» AVAILABLE DATA:
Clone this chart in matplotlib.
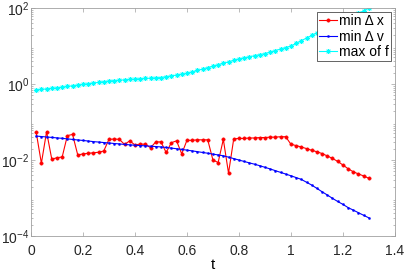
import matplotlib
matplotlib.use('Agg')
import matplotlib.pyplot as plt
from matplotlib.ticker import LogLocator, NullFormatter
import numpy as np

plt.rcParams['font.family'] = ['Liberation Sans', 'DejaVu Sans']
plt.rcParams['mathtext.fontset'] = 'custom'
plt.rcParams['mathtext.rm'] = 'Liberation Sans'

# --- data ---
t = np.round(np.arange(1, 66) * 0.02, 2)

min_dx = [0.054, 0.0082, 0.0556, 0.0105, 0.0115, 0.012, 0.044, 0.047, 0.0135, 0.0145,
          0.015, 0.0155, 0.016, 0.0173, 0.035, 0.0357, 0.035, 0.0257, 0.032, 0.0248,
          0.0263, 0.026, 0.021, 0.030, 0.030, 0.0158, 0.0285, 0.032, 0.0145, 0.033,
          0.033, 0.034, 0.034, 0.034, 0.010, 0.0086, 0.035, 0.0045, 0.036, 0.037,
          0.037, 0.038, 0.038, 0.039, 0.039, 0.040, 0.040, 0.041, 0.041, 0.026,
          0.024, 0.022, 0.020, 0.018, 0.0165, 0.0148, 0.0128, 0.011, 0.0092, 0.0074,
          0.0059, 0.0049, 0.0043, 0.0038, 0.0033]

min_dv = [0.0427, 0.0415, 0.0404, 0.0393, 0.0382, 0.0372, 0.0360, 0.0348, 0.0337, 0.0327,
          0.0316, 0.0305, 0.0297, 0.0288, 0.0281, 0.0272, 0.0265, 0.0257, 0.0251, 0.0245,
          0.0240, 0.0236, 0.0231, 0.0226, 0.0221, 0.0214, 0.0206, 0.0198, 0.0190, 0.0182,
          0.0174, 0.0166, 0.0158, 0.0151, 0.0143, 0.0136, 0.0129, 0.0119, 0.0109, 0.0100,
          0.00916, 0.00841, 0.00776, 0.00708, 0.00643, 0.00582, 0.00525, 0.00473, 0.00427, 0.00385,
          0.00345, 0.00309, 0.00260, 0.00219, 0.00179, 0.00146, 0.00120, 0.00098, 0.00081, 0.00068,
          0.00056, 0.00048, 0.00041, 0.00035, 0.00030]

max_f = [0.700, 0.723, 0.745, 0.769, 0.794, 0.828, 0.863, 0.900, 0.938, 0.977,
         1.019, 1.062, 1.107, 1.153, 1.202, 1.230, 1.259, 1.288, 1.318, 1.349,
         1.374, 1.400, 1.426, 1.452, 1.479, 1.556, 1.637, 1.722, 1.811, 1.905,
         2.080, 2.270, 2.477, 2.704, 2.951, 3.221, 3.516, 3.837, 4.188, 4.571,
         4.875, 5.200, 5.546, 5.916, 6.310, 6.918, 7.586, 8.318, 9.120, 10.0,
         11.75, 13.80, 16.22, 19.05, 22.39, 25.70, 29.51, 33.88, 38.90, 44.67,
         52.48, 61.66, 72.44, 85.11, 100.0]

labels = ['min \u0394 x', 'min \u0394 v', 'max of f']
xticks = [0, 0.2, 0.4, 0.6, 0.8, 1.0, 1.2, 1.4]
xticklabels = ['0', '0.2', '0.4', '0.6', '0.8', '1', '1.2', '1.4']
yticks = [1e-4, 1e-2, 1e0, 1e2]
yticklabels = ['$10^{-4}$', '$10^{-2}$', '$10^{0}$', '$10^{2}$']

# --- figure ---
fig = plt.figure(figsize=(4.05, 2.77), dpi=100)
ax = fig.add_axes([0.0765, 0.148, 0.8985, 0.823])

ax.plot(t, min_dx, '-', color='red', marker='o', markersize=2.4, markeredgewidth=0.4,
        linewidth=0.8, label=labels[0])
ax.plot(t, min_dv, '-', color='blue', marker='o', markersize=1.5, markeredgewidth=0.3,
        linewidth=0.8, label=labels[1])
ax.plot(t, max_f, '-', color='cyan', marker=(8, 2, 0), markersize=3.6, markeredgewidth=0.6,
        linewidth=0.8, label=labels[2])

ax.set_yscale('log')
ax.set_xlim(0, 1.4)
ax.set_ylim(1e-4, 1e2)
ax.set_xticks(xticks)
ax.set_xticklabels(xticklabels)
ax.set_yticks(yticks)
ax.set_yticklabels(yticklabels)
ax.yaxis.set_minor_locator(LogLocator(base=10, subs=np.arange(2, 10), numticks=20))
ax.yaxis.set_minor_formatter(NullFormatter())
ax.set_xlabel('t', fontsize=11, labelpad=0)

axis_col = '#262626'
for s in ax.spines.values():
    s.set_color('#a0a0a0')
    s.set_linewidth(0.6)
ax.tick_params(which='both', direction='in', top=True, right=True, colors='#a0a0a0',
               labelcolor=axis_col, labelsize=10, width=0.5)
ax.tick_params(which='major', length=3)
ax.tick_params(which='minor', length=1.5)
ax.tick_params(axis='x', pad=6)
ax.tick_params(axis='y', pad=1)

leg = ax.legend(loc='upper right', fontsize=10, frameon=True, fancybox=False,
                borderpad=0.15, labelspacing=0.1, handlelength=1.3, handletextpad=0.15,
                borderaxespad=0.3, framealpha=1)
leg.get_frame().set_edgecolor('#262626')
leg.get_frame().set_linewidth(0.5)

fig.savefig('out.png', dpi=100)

...

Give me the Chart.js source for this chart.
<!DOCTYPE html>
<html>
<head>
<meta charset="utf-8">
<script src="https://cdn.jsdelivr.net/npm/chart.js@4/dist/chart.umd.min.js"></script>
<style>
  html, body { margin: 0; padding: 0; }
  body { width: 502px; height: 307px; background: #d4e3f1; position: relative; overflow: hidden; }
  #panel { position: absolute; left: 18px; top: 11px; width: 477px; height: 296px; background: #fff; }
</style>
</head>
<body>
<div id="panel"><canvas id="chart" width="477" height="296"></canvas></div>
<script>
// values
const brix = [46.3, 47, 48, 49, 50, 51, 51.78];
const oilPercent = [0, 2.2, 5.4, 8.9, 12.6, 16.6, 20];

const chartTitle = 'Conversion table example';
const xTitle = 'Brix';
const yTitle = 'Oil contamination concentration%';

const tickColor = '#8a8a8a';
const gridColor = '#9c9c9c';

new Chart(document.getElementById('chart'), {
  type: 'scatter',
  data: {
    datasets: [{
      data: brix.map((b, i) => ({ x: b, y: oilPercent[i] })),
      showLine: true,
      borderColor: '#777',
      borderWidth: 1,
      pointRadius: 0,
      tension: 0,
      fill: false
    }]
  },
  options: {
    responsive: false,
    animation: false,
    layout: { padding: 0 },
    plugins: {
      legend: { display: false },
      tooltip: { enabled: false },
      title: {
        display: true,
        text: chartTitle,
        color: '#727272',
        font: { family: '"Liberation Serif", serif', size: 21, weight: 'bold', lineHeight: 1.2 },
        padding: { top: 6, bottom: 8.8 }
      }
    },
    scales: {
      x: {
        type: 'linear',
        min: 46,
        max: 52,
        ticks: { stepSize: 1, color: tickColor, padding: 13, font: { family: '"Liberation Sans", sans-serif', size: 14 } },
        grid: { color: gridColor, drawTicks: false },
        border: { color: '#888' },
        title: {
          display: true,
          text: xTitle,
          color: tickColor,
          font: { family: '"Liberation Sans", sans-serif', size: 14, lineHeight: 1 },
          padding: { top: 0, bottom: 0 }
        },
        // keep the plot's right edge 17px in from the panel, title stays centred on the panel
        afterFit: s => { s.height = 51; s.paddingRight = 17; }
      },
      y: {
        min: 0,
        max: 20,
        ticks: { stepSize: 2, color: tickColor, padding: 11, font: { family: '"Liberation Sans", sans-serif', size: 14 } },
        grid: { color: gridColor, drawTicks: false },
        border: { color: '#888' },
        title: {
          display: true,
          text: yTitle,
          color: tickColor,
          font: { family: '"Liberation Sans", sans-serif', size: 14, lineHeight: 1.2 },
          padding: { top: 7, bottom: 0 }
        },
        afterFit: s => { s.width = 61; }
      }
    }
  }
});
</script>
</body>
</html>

...

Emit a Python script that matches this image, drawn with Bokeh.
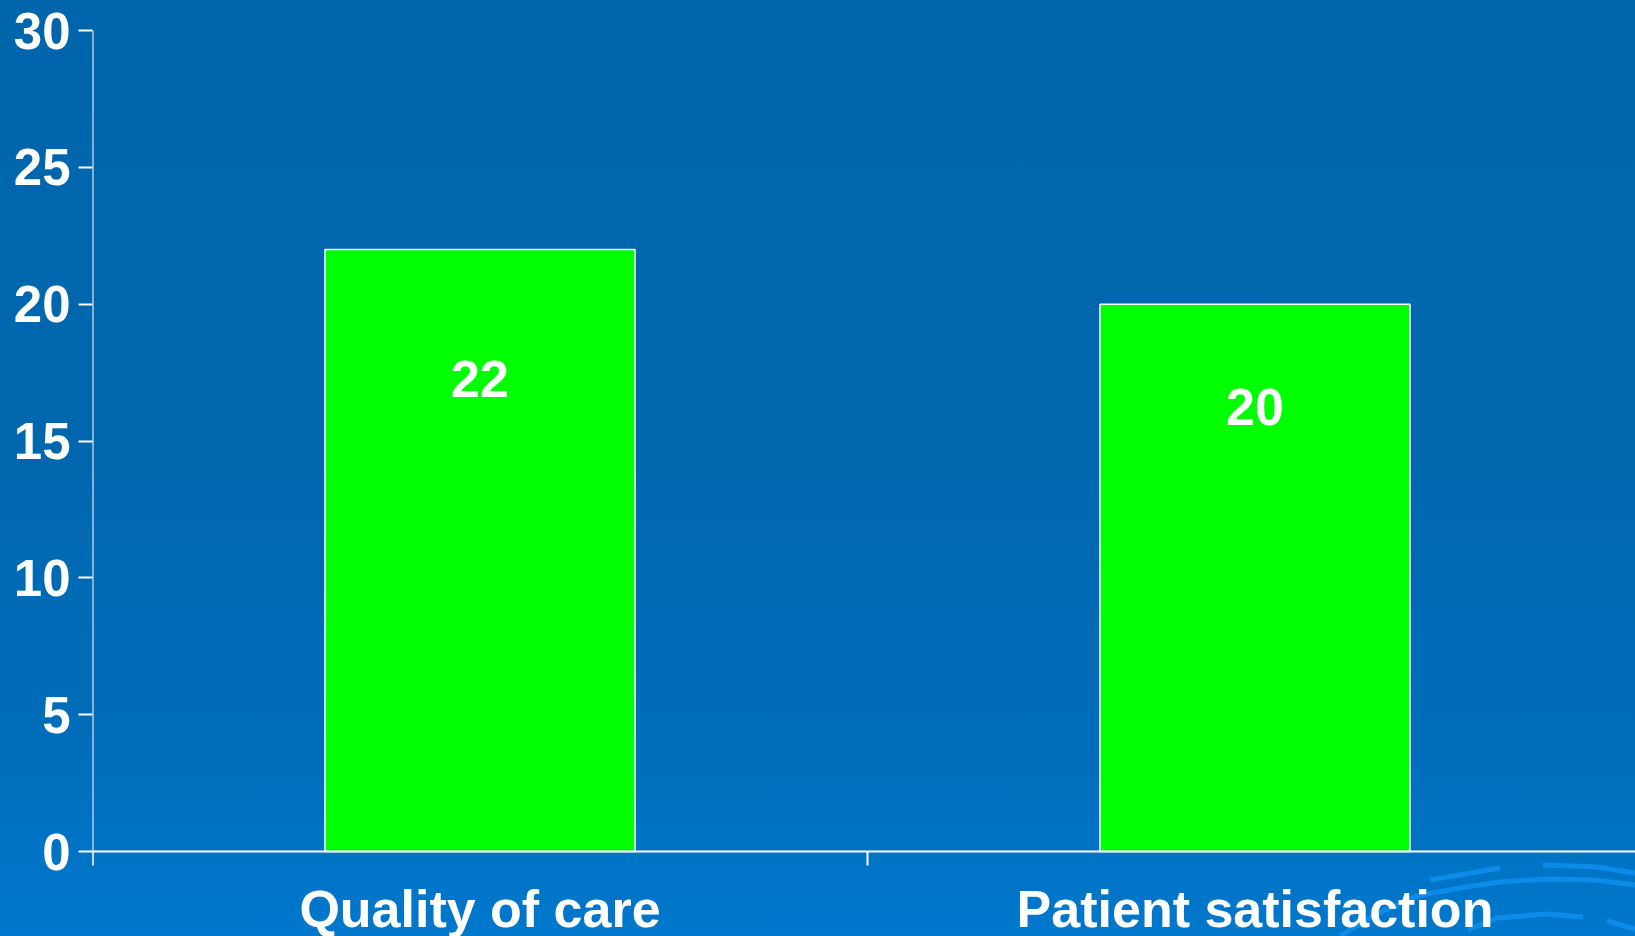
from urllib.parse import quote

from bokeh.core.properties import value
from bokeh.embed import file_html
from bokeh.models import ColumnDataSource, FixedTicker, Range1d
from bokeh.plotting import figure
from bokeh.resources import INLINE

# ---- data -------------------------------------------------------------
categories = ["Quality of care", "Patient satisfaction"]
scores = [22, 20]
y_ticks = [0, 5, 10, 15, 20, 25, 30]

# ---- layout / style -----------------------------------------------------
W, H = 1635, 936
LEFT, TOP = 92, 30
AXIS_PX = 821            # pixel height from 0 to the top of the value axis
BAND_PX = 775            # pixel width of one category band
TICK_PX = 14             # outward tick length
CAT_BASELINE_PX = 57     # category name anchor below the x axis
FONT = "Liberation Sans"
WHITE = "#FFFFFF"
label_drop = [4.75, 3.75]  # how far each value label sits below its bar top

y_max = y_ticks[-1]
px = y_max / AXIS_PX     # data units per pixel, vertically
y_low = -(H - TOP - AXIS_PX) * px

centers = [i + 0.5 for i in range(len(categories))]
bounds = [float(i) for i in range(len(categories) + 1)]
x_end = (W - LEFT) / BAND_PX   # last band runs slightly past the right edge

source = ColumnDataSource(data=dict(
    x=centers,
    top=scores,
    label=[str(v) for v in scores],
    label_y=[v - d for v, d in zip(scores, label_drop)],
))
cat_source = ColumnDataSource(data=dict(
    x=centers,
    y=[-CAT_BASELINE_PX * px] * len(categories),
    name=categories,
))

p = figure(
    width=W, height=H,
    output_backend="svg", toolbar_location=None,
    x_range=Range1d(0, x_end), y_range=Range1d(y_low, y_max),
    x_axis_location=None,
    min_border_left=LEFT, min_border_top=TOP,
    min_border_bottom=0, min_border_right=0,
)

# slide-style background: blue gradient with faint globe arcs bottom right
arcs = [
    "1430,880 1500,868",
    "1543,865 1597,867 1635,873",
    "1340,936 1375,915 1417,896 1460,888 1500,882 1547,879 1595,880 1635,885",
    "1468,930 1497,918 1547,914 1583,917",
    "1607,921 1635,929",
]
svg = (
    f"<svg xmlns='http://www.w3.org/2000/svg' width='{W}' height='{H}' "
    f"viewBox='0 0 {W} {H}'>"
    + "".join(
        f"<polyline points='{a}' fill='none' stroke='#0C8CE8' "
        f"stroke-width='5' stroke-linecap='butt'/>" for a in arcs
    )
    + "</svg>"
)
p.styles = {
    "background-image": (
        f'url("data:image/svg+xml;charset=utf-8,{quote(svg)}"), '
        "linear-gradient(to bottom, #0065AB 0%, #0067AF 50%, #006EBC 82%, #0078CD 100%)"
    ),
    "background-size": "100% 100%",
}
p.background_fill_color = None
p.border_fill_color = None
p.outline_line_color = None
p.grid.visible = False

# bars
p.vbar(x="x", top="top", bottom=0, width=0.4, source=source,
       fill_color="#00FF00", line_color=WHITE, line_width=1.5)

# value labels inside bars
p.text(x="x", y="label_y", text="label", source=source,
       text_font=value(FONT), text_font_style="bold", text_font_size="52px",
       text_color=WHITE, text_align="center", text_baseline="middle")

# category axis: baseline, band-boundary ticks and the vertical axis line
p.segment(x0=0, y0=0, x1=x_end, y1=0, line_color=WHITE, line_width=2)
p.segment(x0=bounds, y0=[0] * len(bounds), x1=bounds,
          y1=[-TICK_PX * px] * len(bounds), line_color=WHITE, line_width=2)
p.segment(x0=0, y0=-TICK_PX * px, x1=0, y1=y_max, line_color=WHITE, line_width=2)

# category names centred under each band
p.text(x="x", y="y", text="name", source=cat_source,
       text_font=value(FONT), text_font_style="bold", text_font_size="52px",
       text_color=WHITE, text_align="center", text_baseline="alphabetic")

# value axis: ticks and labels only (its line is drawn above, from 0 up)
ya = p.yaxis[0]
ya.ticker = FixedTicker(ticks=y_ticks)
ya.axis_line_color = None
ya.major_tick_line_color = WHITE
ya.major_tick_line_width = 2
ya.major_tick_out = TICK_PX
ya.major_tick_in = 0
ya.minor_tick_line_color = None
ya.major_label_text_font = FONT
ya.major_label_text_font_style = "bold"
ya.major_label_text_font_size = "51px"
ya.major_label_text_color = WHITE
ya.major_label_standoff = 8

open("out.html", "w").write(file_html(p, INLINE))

» GIVEN EXERCISE: Pick out every line above that contains the word "drawn" and copy it.

» FULL SOLUTION:
Emit a Python script that matches this image, drawn with Bokeh.
# value axis: ticks and labels only (its line is drawn above, from 0 up)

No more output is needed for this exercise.